■ **Directions for this task**:
Pull out all lines from the listing below in which the word "matplotlib" appears.

[Charts and diagrams as code]

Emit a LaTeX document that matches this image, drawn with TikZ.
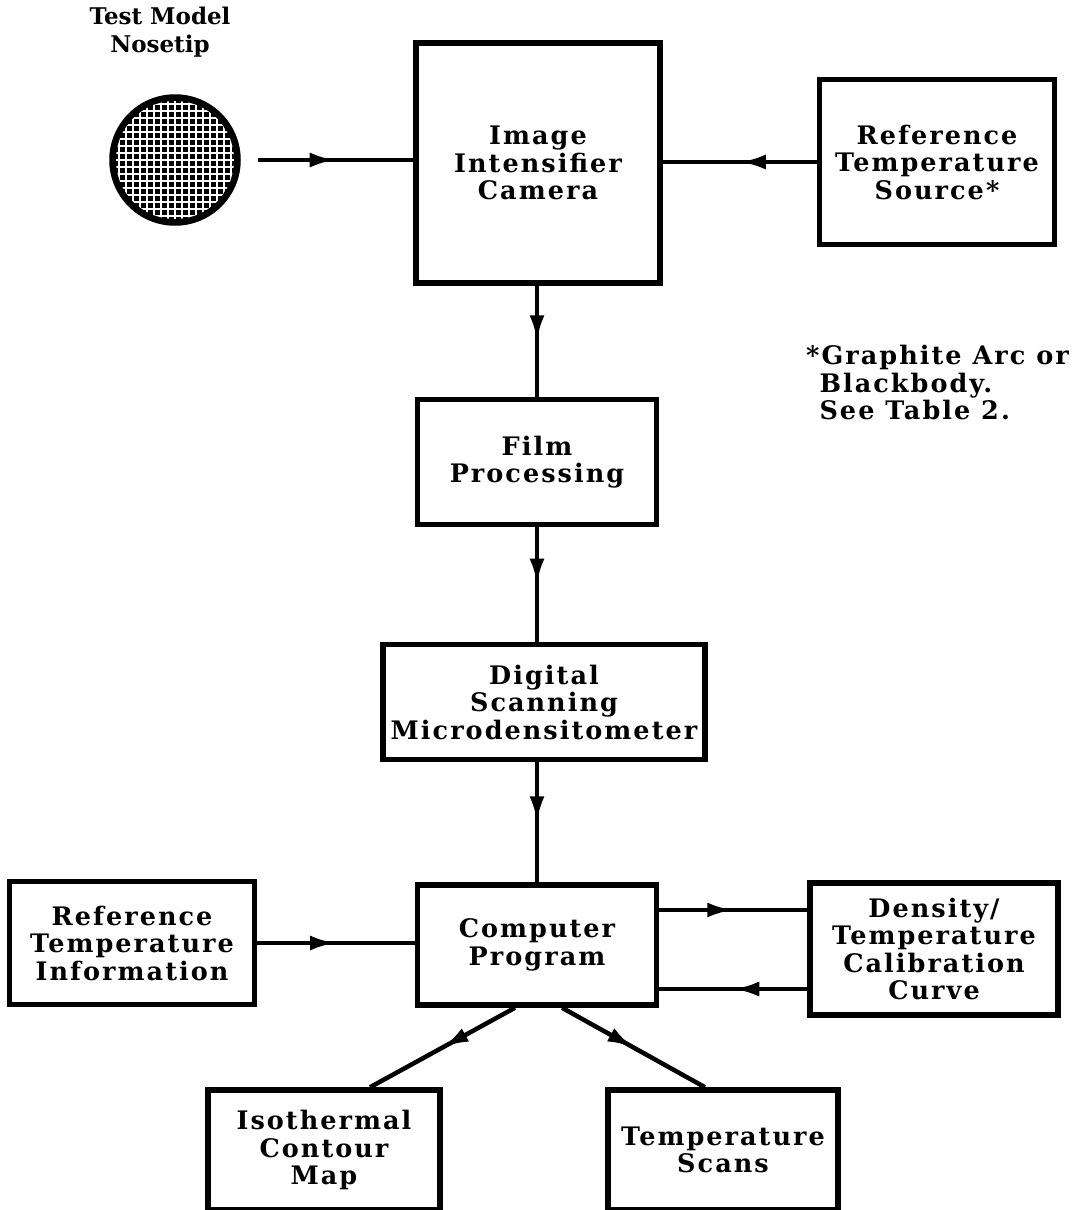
\documentclass[tikz,border=0pt]{standalone}
\usepackage{fontspec}
\setmainfont{DejaVu Serif}
\newfontfamily\boxfont{DejaVu Serif}[LetterSpace=8]
\usetikzlibrary{arrows.meta,decorations.markings}
\begin{document}
\begin{tikzpicture}[x=1pt,y=-1pt,
  txt/.style={align=center,font=\boxfont\fontsize{25.5}{27.5}\selectfont\bfseries,inner sep=0pt},
  box/.style={txt,draw,line width=5.5pt,rectangle},
  conn/.style={line width=4.5pt,postaction={decorate},
    decoration={markings,mark=at position 0.5 with {\arrow{Latex[length=26pt,width=15pt]}}}}]
\useasboundingbox (0,0) rectangle (1072,1210);
% nosetip
\node[align=center,inner sep=0pt,font=\fontsize{23}{27.5}\selectfont\bfseries] (nlabel) at (160,32) {Test Model\\Nosetip};
\node[circle,minimum size=126pt,inner sep=0pt] (nose) at (175,160) {};
\fill[black] (nose.center) circle (63);
\begin{scope}
  \clip (nose.center) circle (59);
  \foreach \i in {-9,...,9} {
    \draw[white,line width=1.8pt] (175+\i*7,90) -- (175+\i*7,230);
    \draw[white,line width=1.8pt] (105,160+\i*7) -- (245,160+\i*7);
  }
\end{scope}
\draw[line width=5.5pt] (nose.center) circle (63);
% boxes
\node[box,minimum width=244pt,minimum height=240pt] (cam) at (538,163) {Image\\Intensifier\\Camera};
\node[box,minimum width=235pt,minimum height=165pt] (ref) at (937,162) {Reference\\Temperature\\Source*};
\node[box,minimum width=239pt,minimum height=125pt] (film) at (537,462) {Film\\Processing};
\node[box,minimum width=322pt,minimum height=115pt] (dig) at (544,702) {Digital\\Scanning\\Microdensitometer};
\node[box,minimum width=239pt,minimum height=120pt] (comp) at (537,945) {Computer\\Program};
\node[box,minimum width=245pt,minimum height=123pt] (rinfo) at (132,943) {Reference\\Temperature\\Information};
\node[box,minimum width=248pt,minimum height=132pt] (dens) at (934,949) {Density/\\Temperature\\Calibration\\Curve};
\node[box,minimum width=232pt,minimum height=120pt] (iso) at (324,1150) {Isothermal\\Contour\\Map};
\node[box,minimum width=230pt,minimum height=120pt] (scans) at (723,1150) {Temperature\\Scans};
% footnote
\node[txt,align=left,anchor=north west] (foot) at (806,345) {*Graphite Arc or\\\phantom{*}Blackbody.\\\phantom{*}See Table 2.};
% connectors
\coordinate (n1) at ([xshift=20pt]nose.east);
\draw[conn] (n1) -- (n1 -| cam.west);
\coordinate (r1) at (ref.west);
\draw[conn] (r1) -- (r1 -| cam.east);
\draw[conn] (film.north |- cam.south) -- (film.north);
\draw[conn] (film.south) -- (film.south |- dig.north);
\draw[conn] (comp.north |- dig.south) -- (comp.north);
\draw[conn] (rinfo.east) -- (rinfo.east -| comp.west);
\coordinate (c1) at ([yshift=35pt]comp.east);
\draw[conn] (c1) -- (c1 -| dens.west);
\coordinate (c2) at ([yshift=-40pt]dens.west);
\draw[conn] (c2) -- (c2 -| comp.east);
\coordinate (d1) at ([xshift=-22pt]comp.south);
\coordinate (d2) at ([xshift=46pt]iso.north);
\draw[conn] (d1) -- (d2);
\coordinate (d3) at ([xshift=25pt]comp.south);
\coordinate (d4) at ([xshift=-18pt]scans.north);
\draw[conn] (d3) -- (d4);
\end{tikzpicture}
\end{document}
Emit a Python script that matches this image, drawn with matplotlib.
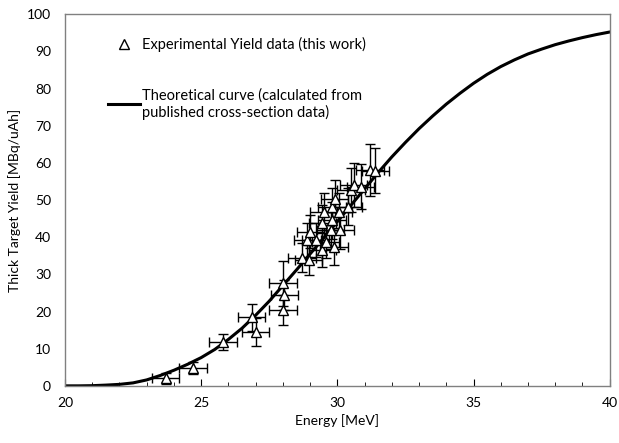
import numpy as np
import matplotlib.pyplot as plt
from matplotlib.lines import Line2D

plt.rcParams['font.family'] = ['Lato', 'DejaVu Sans']

# experimental yield points
energy = [23.7, 24.7, 25.8, 26.85, 27.0, 28.0, 28.05, 28.0,
          28.7, 28.95, 28.9, 29.2, 29.0, 29.45, 29.57, 29.88,
          29.76, 29.45, 29.8, 29.5, 29.8, 30.05, 29.9, 30.4,
          30.5, 30.6, 30.85, 30.1, 31.2, 31.4]
yield_exp = [2.0, 4.8, 11.8, 18.4, 14.4, 27.6, 24.5, 20.4,
             34.5, 33.9, 39.2, 39.2, 41.5, 36.6, 38.8, 37.4,
             41.9, 43.7, 44.6, 46.9, 48.2, 46.9, 50.4, 48.2,
             52.7, 54.0, 53.6, 41.9, 58.0, 57.9]
yield_err = [1.5, 1.5, 2.2, 3.6, 3.8, 6.0, 4.0, 4.0,
             4.0, 4.0, 4.5, 4.5, 4.5, 4.5, 4.5, 5.0,
             5.0, 5.0, 5.0, 5.0, 5.0, 5.0, 5.0, 5.0,
             6.0, 6.0, 6.0, 5.0, 7.0, 6.0]
energy_err = [0.5] * len(energy)

# theoretical curve, read every 0.5 MeV
e_curve = [20.0, 20.5, 21.0, 21.5, 22.0, 22.5, 23.0, 23.5, 24.0, 24.5,
           25.0, 25.5, 26.0, 26.5, 27.0, 27.5, 28.0, 28.5, 29.0, 29.5,
           30.0, 30.5, 31.0, 31.5, 32.0, 32.5, 33.0, 33.5, 34.0, 34.5,
           35.0, 35.5, 36.0, 36.5, 37.0, 37.5, 38.0, 38.5, 39.0, 39.5, 40.0]
y_curve = [0.0, 0.0, 0.05, 0.2, 0.4, 0.8, 1.6, 2.8, 4.2, 5.8,
           7.6, 9.8, 12.5, 15.5, 19.0, 22.8, 27.0, 31.2, 35.5, 39.8,
           44.2, 48.6, 53.0, 57.4, 61.6, 65.5, 69.2, 72.6, 75.8, 78.7,
           81.4, 83.8, 85.9, 87.7, 89.3, 90.6, 91.8, 92.8, 93.7, 94.5, 95.2]

fig = plt.figure(figsize=(6.19, 4.43), dpi=100)
ax = fig.add_axes([0.105, 0.129, 0.88, 0.839])

ax.plot(e_curve, y_curve, color='black', lw=2.2, zorder=2)
ax.errorbar(energy, yield_exp, yerr=yield_err, xerr=energy_err, fmt='^',
            ms=7, mfc='white', mec='black', mew=1.0, ecolor='black',
            elinewidth=1.0, capsize=3.5, capthick=1.0, zorder=3)

ax.set_xlim(20, 40)
ax.set_ylim(0, 100)
ax.set_xticks(range(20, 41, 5))
ax.set_xticks(range(20, 41, 1), minor=True)
ax.set_yticks(range(0, 101, 10))
ax.tick_params(axis='x', which='major', direction='in', length=5, labelsize=10, pad=8)
ax.tick_params(axis='x', which='minor', direction='in', length=3)
ax.tick_params(axis='y', direction='out', length=0, labelsize=10, pad=10)
for s in ax.spines.values():
    s.set_color('#808080')
    s.set_linewidth(1.0)

ax.set_xlabel('Energy [MeV]', fontsize=10, labelpad=4)
ax.set_ylabel('Thick Target Yield [MBq/uAh]', fontsize=10, labelpad=4)

handles = [Line2D([], [], ls='none', marker='^', ms=7, mfc='white', mec='black'),
           Line2D([], [], color='black', lw=2.2)]
labels = ['Experimental Yield data (this work)',
          'Theoretical curve (calculated from\npublished cross-section data)']
ax.legend(handles, labels, loc='upper left', bbox_to_anchor=(0.055, 0.975),
          frameon=False, fontsize=10.5, labelspacing=2.5, handlelength=2.2,
          handletextpad=0.15)

fig.savefig('out.png', dpi=100)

■ **Solved exercise**:
Emit a Python script that matches this image, drawn with matplotlib.
import matplotlib.pyplot as plt
from matplotlib.lines import Line2D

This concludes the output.